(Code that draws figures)
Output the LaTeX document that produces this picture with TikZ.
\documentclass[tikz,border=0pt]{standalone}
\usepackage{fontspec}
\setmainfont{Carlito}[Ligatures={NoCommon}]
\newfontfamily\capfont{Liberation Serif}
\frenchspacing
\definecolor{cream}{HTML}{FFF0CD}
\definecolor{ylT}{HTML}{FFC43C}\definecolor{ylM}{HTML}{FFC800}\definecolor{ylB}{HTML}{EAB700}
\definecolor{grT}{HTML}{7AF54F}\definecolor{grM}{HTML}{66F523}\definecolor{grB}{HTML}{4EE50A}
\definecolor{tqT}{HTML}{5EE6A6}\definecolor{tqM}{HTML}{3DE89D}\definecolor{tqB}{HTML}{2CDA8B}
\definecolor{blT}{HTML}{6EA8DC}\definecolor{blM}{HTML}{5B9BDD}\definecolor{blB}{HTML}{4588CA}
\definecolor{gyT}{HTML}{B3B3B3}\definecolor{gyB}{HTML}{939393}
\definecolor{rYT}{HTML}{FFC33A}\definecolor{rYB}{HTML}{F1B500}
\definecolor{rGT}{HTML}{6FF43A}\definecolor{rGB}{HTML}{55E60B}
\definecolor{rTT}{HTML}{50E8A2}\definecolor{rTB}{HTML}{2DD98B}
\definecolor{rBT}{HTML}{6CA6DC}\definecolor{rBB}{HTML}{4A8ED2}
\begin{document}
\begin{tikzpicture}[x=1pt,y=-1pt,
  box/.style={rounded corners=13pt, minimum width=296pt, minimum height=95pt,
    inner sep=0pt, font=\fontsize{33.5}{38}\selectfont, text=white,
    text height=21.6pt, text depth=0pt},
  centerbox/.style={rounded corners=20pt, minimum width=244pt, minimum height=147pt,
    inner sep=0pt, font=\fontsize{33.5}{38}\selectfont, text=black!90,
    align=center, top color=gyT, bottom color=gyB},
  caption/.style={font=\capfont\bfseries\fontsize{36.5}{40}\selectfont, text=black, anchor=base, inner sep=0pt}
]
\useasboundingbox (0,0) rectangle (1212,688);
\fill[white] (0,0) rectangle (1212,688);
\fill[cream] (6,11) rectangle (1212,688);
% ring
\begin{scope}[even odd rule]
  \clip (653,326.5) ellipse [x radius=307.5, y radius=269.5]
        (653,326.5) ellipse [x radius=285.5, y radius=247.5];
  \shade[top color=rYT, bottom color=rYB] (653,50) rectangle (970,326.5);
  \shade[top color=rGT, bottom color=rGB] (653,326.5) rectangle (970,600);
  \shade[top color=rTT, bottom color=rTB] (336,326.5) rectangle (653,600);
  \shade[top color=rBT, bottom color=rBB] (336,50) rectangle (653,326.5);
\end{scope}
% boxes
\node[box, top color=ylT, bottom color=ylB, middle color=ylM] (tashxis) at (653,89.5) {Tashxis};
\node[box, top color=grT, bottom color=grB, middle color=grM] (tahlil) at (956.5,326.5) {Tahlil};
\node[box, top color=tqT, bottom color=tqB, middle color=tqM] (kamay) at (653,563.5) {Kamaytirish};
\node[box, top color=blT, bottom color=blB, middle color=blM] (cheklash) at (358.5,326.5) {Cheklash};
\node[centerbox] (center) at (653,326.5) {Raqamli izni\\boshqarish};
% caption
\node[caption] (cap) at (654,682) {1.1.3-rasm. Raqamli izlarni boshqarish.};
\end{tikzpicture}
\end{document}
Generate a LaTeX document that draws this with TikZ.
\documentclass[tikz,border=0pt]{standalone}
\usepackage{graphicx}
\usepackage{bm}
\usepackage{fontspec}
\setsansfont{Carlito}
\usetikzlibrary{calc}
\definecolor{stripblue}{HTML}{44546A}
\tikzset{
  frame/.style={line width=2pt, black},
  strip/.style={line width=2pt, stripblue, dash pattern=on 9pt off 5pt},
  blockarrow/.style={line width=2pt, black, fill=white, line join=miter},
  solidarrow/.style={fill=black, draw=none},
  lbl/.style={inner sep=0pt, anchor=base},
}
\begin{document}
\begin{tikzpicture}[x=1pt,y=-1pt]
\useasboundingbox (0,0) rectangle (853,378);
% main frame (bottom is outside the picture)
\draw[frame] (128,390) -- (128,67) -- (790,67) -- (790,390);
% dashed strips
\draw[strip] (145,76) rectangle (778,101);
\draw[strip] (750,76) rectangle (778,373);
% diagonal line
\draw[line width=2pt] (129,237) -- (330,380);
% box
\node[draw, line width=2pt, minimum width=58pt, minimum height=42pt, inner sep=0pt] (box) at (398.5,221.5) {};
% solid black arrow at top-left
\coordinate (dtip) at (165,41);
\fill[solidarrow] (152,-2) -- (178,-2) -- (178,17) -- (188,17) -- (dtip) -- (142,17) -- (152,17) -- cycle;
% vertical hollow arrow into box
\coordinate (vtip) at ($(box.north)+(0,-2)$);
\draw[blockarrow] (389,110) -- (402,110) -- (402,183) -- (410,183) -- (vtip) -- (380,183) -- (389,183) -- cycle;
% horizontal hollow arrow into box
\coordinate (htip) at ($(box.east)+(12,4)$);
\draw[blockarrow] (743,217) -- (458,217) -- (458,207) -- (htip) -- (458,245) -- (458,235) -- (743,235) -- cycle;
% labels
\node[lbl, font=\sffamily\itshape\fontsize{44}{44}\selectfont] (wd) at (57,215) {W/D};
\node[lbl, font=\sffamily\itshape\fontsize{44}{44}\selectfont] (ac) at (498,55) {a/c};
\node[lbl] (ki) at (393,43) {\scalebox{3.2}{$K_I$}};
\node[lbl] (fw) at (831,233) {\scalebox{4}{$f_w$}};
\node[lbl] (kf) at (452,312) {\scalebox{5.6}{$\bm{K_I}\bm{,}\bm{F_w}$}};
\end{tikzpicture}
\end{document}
...
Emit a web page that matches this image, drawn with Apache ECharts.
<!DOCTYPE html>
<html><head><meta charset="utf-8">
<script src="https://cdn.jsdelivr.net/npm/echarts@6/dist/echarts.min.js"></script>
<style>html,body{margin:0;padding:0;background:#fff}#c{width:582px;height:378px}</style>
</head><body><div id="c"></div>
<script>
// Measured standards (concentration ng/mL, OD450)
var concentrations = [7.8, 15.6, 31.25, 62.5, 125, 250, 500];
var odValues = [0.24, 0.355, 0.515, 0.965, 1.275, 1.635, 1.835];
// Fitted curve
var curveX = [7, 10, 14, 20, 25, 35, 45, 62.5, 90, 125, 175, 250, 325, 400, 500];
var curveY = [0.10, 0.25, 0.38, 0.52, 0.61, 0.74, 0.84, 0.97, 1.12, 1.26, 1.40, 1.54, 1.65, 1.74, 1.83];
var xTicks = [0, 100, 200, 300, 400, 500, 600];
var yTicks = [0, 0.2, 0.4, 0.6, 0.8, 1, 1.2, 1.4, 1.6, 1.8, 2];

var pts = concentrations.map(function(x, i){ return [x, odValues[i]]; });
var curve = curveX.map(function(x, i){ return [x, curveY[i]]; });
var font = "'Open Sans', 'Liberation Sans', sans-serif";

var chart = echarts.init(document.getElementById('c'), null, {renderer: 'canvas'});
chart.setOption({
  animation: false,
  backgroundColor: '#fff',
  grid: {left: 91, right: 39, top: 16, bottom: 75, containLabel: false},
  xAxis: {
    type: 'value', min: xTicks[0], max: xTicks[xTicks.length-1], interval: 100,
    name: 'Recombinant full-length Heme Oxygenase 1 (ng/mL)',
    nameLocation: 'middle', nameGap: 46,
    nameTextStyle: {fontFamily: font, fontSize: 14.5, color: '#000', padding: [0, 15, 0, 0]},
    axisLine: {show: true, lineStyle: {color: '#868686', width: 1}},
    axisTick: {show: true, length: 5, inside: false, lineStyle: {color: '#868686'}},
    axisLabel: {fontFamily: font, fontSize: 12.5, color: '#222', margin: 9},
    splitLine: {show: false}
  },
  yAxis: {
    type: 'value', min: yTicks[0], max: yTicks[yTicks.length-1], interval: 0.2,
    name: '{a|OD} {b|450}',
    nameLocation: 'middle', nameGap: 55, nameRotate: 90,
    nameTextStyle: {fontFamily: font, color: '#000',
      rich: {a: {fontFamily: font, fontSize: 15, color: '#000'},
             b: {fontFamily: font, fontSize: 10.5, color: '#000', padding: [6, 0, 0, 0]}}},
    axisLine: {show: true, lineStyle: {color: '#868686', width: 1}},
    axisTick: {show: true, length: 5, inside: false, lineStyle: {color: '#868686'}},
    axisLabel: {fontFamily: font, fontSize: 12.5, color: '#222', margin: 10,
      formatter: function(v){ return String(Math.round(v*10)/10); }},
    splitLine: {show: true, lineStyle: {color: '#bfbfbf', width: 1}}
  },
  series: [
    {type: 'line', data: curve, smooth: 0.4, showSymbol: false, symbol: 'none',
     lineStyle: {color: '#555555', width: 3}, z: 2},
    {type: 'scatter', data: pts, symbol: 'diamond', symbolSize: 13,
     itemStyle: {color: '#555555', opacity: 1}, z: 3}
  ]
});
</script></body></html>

YOUR OBJECTIVE
Extract all lines containing the word "with".

ANSWER TO THE PROBLEM
Output the LaTeX document that produces this picture with TikZ.
Generate a LaTeX document that draws this with TikZ.
Emit a web page that matches this image, drawn with Apache ECharts.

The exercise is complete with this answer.